PKM: Did you like Westerns as a kid? Did you watch them?

George Laughead: I didn’t like them, but you had to watch them. That stuff was everywhere. I still have the hat Roy Rogers signed for me when he visited Dodge when I was five. It was a simpler day. TV stars would come and you’d have Gunsmoke people staying at people’s houses because those were nicer accommodations than any hotel. TV stars hanging out with the locals. Stars did that then. We enjoyed the reflected glory of it. Dodge changed a name of a street to Gunsmoke Street. I still have pictures I took, when I was 11 or something, of James Arness changing the sign. There’s a statue to Gunsmoke in Dodge. People think it’s real.

The fictional US Marshal Matt Dillon, of Gunsmoke. Statue in Dodge City, KS.

The Life and Legend of Wyatt Earp was the big TV show if you were from Dodge. That one, I liked watching. That whole Wyatt Earp myth came from a book, called Wyatt Earp: Frontier Marshal, by Stuart Lake. He generated the myth of Wyatt Earp that people have come to know. Stuart Lake was working for the Saturday Evening Post when he came out to Dodge to cover the Last Pioneer Parade in 1929. That parade was part of the opening of a new city hall and about 200 people who were left from the Southwest Kansas of the 1880s were there, guys in their 70s and 80s. Stuart Lake came out, covered the parade, and became enamored with everything he heard about Wyatt Earp, who had passed away earlier that year. He interviewed Josephine Earp, Mrs. Wyatt Earp, his widow, or common-law widow. She didn’t like the book Stuart Lake put out, but in it he rebirths sharp-shooting lawman Wyatt Earp, who was really a gambler and a dealer.

Wyatt Earp Statue

PKM: Life, death and guns always seem to be close by in Westerns.

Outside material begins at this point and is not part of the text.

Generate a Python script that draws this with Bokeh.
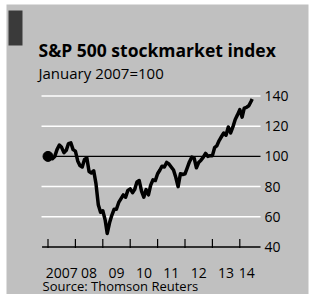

George Laughead: I always try to correct the total bullshit history of all these shootouts in the streets of Dodge. It didn’t happen that way. Okay? There are maybe three gunfights that matter. If you were going into bars in Dodge City, you had to check your guns. There was a system. I don’t know the methodology of the system, but you couldn’t legally carry guns into the City of Dodge. Let the NRA suck on that for a while. On the other hand, I’ve had a rifle since I was 12. That was not thought of as anything odd, a 12-year old with a .22 rifle. You went out and shot at targets. I never hunted. Of course, I had my grandfather’s pistol, and he carried one at one time, but he wasn’t a cowboy. Most cowboys didn’t have guns because they were expensive and easy to lose. The biggest cause of death for the cattle drovers, the cowboys, was drowning in rivers––getting cattle across rivers. Carrying a gun doing that wouldn’t make any sense. [Chuckles] Guns in Dodge. Dodge didn’t allow guns to be carried around. Who the fuck would want 6,000 drunk cowboys with guns?

PKM: What do Western stories tell us about our society?

George Laughead: What people overlook, what made the West work at all, was a sense of honor. If you cheated someone in a town of 6,000, everybody knew it almost immediately. There’s a moral balancing ground there. That, and people left each other alone. I sense the interference now. In Kansas, if it’s fun, it’s illegal. If it’s not fun, it’s legal. That’s my current position on Kansas. Kansas has ended up the most pinch-nosed state in the union on a lot of levels. To fall back on the Old West myth, in the period of the 1870s and ‘80s, prostitution was legal; liquor was easily available. When we got to Prohibition, Kansas was the last state to come out of it, in 1948 or something. It’s always been a puritanical state, and the right-to-lifers have made Wichita their capital.

PKM: As it gets more modern, Kansas interacts with the Beats a lot. How does that happen?

George Laughead: James [Grauerholz] bringing William back to Lawrence, in ’81 or ’82, seals the deal. Once William was here, the rest of us started working around that. Before then, it’s the Vortex thing. It pretty much falls back to the writers and artists who went to California in the ‘50s and ‘60s. That Vortex connects to a tribal, native-related mythology. There’s an actual place I’ve been to in Wichita that’s really the Vortex. It’s a bridge over water that held power for the native tribes. Our vortex in Lawrence, the blue dot in a red sea, was John Fowler’s Abington Book Shop, where we could buy things from City Lights that otherwise wouldn’t have been there.

PKM: Do you remember the film How the West Was Won?

George Laughead: Oh, yes. It was a comedy. Nothing happened like that on the frontier. Ever. It had that Old Testament element we tend to like in America. Struggle, punishment; revenge; God.

PKM: What’s been the change in the West?

George Laughead: The importance of the small towns. Back in the day, each town typically had a post office, a school, a bank and several churches, and was able to have an affect on culture within the state. In Kansas, you knew that although you were isolated, you were close to Topeka, the capital. When you went there, the legislators would talk to you. Everybody was equal in that circuit. Now, if you look to the small towns, they’re barely necessary to exist at all. That’s a difference. The small towns don’t have the weight and the capital. They don’t even control their farms or their water rights anymore. They don’t control what’s become most important: the money flow.